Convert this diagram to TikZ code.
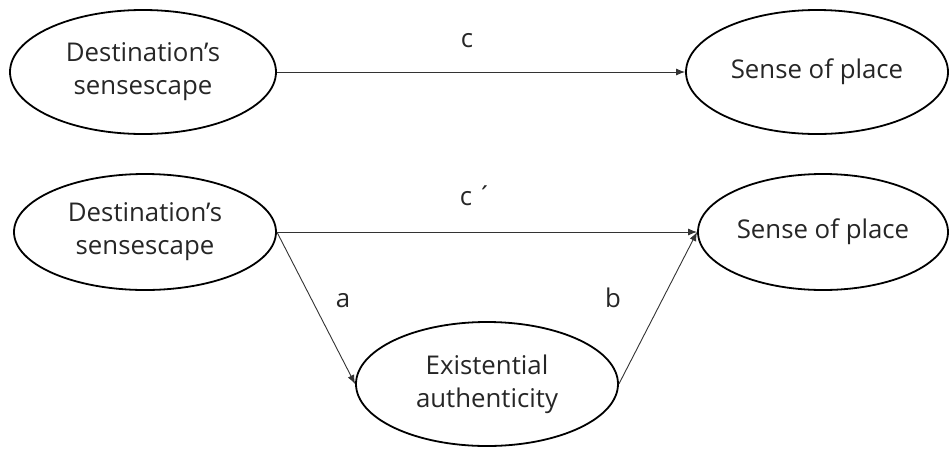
\documentclass[tikz,border=0pt]{standalone}
\usepackage{fontspec}
\setmainfont{Open Sans}
\usetikzlibrary{shapes.geometric,arrows.meta}
\tikzset{
  oval/.style={ellipse, draw=black, line width=1.8pt, inner sep=0pt, align=center,
    font=\fontsize{25.8}{33}\selectfont, text=black!85},
  conn/.style={draw=black!80, line width=0.9pt, -{Latex[length=9pt,width=7pt]}},
  lbl/.style={anchor=base, font=\fontsize{25.8}{33}\selectfont, text=black!85, inner sep=0pt}
}
\begin{document}
\begin{tikzpicture}[x=1pt,y=-1pt]
\useasboundingbox (0,0) rectangle (951,448);
\node[oval, minimum width=266pt, minimum height=124pt] (tl) at (143,72) {Destination’s\\sensescape};
\node[oval, minimum width=262pt, minimum height=124pt] (tr) at (817,72) {Sense of place};
\node[oval, minimum width=262pt, minimum height=116pt] (ml) at (145,232) {Destination’s\\sensescape};
\node[oval, minimum width=250pt, minimum height=116pt] (mr) at (823,232) {Sense of place};
\node[oval, minimum width=262pt, minimum height=124pt] (be) at (487,384) {Existential\\authenticity};
\draw[conn] (tl.east) -- (tr.west);
\draw[conn] (ml.east) -- (mr.west);
\draw[conn] (ml.east) -- (be.west);
\draw[conn] (be.east) -- (mr.west);
\node[lbl] (lc) at (467,47) {c};
\node[lbl] (lcp) at (476,205) {c\hspace{5pt}´};
\node[lbl] (la) at (343,307) {a};
\node[lbl] (lb) at (613,307) {b};
\end{tikzpicture}
\end{document}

........

What is needed: Using the data above, print every line exactly, omitting pictures.

Result below:
Convert this diagram to TikZ code.
\documentclass[tikz,border=0pt]{standalone}
\usepackage{fontspec}
\setmainfont{Open Sans}
\usetikzlibrary{shapes.geometric,arrows.meta}
\tikzset{
  oval/.style={ellipse, draw=black, line width=1.8pt, inner sep=0pt, align=center,
    font=\fontsize{25.8}{33}\selectfont, text=black!85},
  conn/.style={draw=black!80, line width=0.9pt, -{Latex[length=9pt,width=7pt]}},
  lbl/.style={anchor=base, font=\fontsize{25.8}{33}\selectfont, text=black!85, inner sep=0pt}
}
\begin{document}
\begin{tikzpicture}[x=1pt,y=-1pt]
\useasboundingbox (0,0) rectangle (951,448);
\node[oval, minimum width=266pt, minimum height=124pt] (tl) at (143,72) {Destination’s\\sensescape};
\node[oval, minimum width=262pt, minimum height=124pt] (tr) at (817,72) {Sense of place};
\node[oval, minimum width=262pt, minimum height=116pt] (ml) at (145,232) {Destination’s\\sensescape};
\node[oval, minimum width=250pt, minimum height=116pt] (mr) at (823,232) {Sense of place};
\node[oval, minimum width=262pt, minimum height=124pt] (be) at (487,384) {Existential\\authenticity};
\draw[conn] (tl.east) -- (tr.west);
\draw[conn] (ml.east) -- (mr.west);
\draw[conn] (ml.east) -- (be.west);
\draw[conn] (be.east) -- (mr.west);
\node[lbl] (lc) at (467,47) {c};
\node[lbl] (lcp) at (476,205) {c\hspace{5pt}´};
\node[lbl] (la) at (343,307) {a};
\node[lbl] (lb) at (613,307) {b};
\end{tikzpicture}
\end{document}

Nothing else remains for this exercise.